Our view: We have met the enemy … and he is us

Nicholls CAN! food drive begins Wednesday
October 9, 2012
The trend line Obama was looking for
October 9, 2012
Nicholls CAN! food drive begins Wednesday
October 9, 2012
The trend line Obama was looking for
October 9, 2012

We admit it is easy to throw rhetorical rocks at Gov. Bobby Jindal now that Louisiana is in the process of making damaging cuts to public education and health care. However, that is really not a healthy or intelligent approach.


Talking with a former Nicholls State University professor and current employee at Leonard J. Chabert Medical Center on Friday, we realized how for many years government bureaucrats and a public willing to protect special interest have neglected the wellbeing of two institutions that impact our state most when it comes to equipping young people for productive lives and caring for those unable to adequately care for themselves.

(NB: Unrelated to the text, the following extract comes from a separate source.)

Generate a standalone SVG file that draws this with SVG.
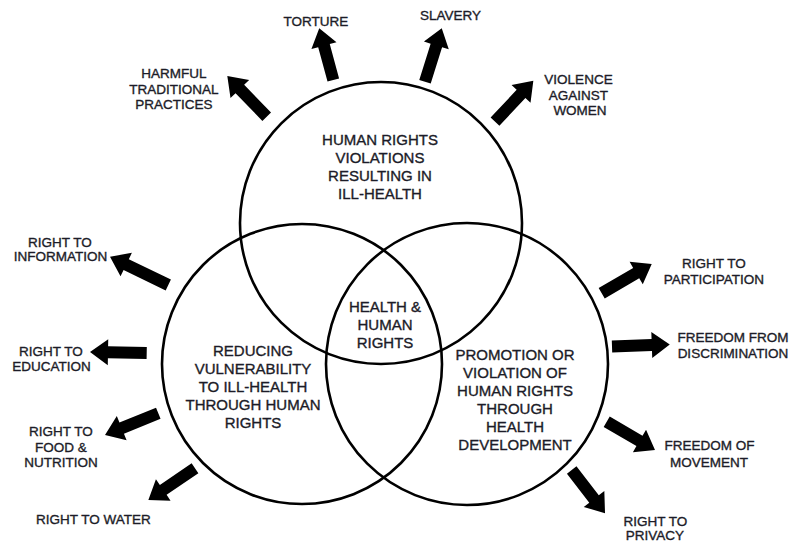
<svg xmlns="http://www.w3.org/2000/svg" width="790" height="542" viewBox="0 0 790 542">
<style>
  .c { fill: none; stroke: #000; stroke-width: 2.6; }
  .a { fill: #000; }
  .t { font-family: "Liberation Sans", Arial, sans-serif; fill: #1c1c28; stroke: #1c1c28; stroke-width: 0.35; text-anchor: middle; }
  .m { font-size: 15px; }
  .o { font-size: 13.5px; }
</style>
<rect width="790" height="542" fill="#fff"/>
<g id="circles">
  <g id="top-circle"><circle class="c" cx="381" cy="223" r="141"/></g>
  <g id="left-circle"><circle class="c" cx="302" cy="364" r="140"/></g>
  <g id="right-circle"><circle class="c" cx="467" cy="364" r="141"/></g>
</g>
<g id="connectors">
  <path class="a" transform="translate(266.7,116.7) rotate(-134.1)" d="M0,-6 L38.6,-6 L38.6,-13 L56.6,0 L38.6,13 L38.6,6 L0,6 Z"/>
  <path class="a" transform="translate(333.3,80) rotate(-105.2)" d="M0,-6 L35.6,-6 L35.6,-13 L53.6,0 L35.6,13 L35.6,6 L0,6 Z"/>
  <path class="a" transform="translate(425,81.7) rotate(-72.6)" d="M0,-6 L38,-6 L38,-13 L56,0 L38,13 L38,6 L0,6 Z"/>
  <path class="a" transform="translate(495,121.7) rotate(-46.9)" d="M0,-6 L38.1,-6 L38.1,-13 L56.1,0 L38.1,13 L38.1,6 L0,6 Z"/>
  <path class="a" transform="translate(168.3,285) rotate(-154.1)" d="M0,-6 L46.8,-6 L46.8,-13 L64.8,0 L46.8,13 L46.8,6 L0,6 Z"/>
  <path class="a" transform="translate(146.7,353) rotate(-179)" d="M0,-6 L38.7,-6 L38.7,-13 L56.7,0 L38.7,13 L38.7,6 L0,6 Z"/>
  <path class="a" transform="translate(158.3,413.3) rotate(157.9)" d="M0,-6 L39.5,-6 L39.5,-13 L57.5,0 L39.5,13 L39.5,6 L0,6 Z"/>
  <path class="a" transform="translate(195,468.3) rotate(145.8)" d="M0,-6 L38.4,-6 L38.4,-13 L56.4,0 L38.4,13 L38.4,6 L0,6 Z"/>
  <path class="a" transform="translate(601.7,293.3) rotate(-30.4)" d="M0,-6 L40,-6 L40,-13 L58,0 L40,13 L40,6 L0,6 Z"/>
  <path class="a" transform="translate(612,346.5) rotate(-2)" d="M0,-6 L39.8,-6 L39.8,-13 L57.8,0 L39.8,13 L39.8,6 L0,6 Z"/>
  <path class="a" transform="translate(606.7,421.7) rotate(30.4)" d="M0,-6 L38,-6 L38,-13 L56,0 L38,13 L38,6 L0,6 Z"/>
  <path class="a" transform="translate(571.7,470) rotate(52.4)" d="M0,-6 L36.6,-6 L36.6,-13 L54.6,0 L36.6,13 L36.6,6 L0,6 Z"/>
</g>
<g id="top-label"><text class="t m" x="380" y="145">HUMAN RIGHTS<tspan x="380" y="163">VIOLATIONS</tspan><tspan x="380" y="181">RESULTING IN</tspan><tspan x="380" y="199">ILL-HEALTH</tspan></text></g>
<g id="center-label"><text class="t m" x="385" y="312">HEALTH &amp;<tspan x="385" y="330">HUMAN</tspan><tspan x="385" y="348">RIGHTS</tspan></text></g>
<g id="left-label"><text class="t m" x="253" y="356">REDUCING<tspan x="253" y="374">VULNERABILITY</tspan><tspan x="253" y="392">TO ILL-HEALTH</tspan><tspan x="253" y="410">THROUGH HUMAN</tspan><tspan x="253" y="428">RIGHTS</tspan></text></g>
<g id="right-label"><text class="t m" x="515" y="359.5">PROMOTION OR<tspan x="515" y="377.5">VIOLATION OF</tspan><tspan x="515" y="395.5">HUMAN RIGHTS</tspan><tspan x="515" y="413.5">THROUGH</tspan><tspan x="515" y="431.5">HEALTH</tspan><tspan x="515" y="449.5">DEVELOPMENT</tspan></text></g>
<g id="harmful"><text class="t o" x="174" y="78">HARMFUL<tspan x="174" y="93.5">TRADITIONAL</tspan><tspan x="174" y="109">PRACTICES</tspan></text></g>
<g id="torture"><text class="t o" x="316" y="26">TORTURE</text></g>
<g id="slavery"><text class="t o" x="450.5" y="20">SLAVERY</text></g>
<g id="violence"><text class="t o" x="578.5" y="84">VIOLENCE<tspan x="578.5" y="99.5">AGAINST</tspan><tspan x="580" y="115">WOMEN</tspan></text></g>
<g id="information"><text class="t o" x="60" y="247">RIGHT TO<tspan x="60.5" y="260.5">INFORMATION</tspan></text></g>
<g id="education"><text class="t o" x="51" y="356">RIGHT TO<tspan x="51.5" y="371">EDUCATION</tspan></text></g>
<g id="food"><text class="t o" x="61" y="436">RIGHT TO<tspan x="61" y="451.5">FOOD &amp;</tspan><tspan x="61" y="467">NUTRITION</tspan></text></g>
<g id="water"><text class="t o" x="93.3" y="524">RIGHT TO WATER</text></g>
<g id="participation"><text class="t o" x="714" y="268">RIGHT TO<tspan x="714" y="283.5">PARTICIPATION</tspan></text></g>
<g id="discrimination"><text class="t o" x="733" y="342">FREEDOM FROM<tspan x="733" y="358">DISCRIMINATION</tspan></text></g>
<g id="movement"><text class="t o" x="709.5" y="450">FREEDOM OF<tspan x="709" y="467">MOVEMENT</tspan></text></g>
<g id="privacy"><text class="t o" x="655.5" y="526">RIGHT TO<tspan x="655" y="539.5">PRIVACY</tspan></text></g>
</svg>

Now, we are all paying the price.

According to state Treasurer John Kennedy, our government engine, while touting its own reduction in numbers, has spent $650 million more on salaries and benefits for fewer state positions.


An audit provided by Kennedy revealed while touting the benefits of private enterprise and reduced government, our state has actually grown with what he called “warm body” departments.


During the past six years Louisiana taxpayers spent $397 million more on salaries, $47 million more on overtime, incentive pay, shift differential compensation and $210 million more on health insurance and retirement for state workers.

“That’s $650 million additional taxpayer dollars despite the reduction of 6,874 positions,” Kennedy said.


The state treasurer said that Louisiana has several one-person departments that could be consolidated, but have been spared the budget axe because voters protected them.

Our educator and medical expert said in turn, Louisiana has “cherry-picked at education and health care for years” because they were not constitutionally protected. “Everyone thought ‘Nobody would ever seriously hurt health care and education,’” he said.

Every unnecessary taxpayer dollar state government spends to protect sacred cow projects is a dollar less to invest in infrastructure, quality schools and universities, health care, coastal restoration and small business development, Kennedy said.

This week we saw what happened when federal Medicaid funds offered by Congress on a short term bases following Hurricane Katrina were treated like a lifetime windfall by the Department of Health and Hospitals.

The benefit deadline arrived on Oct. 1 and the state suddenly faced an $860 million deficit in medical programs. Now seven public hospitals are in financial crisis.

We in Louisiana are all guilty of missing priorities and allowing government bureaucrats to mismanage funds at the expense of education and health care.

It is enough it make us sick, if we didn’t already feel so ignorant.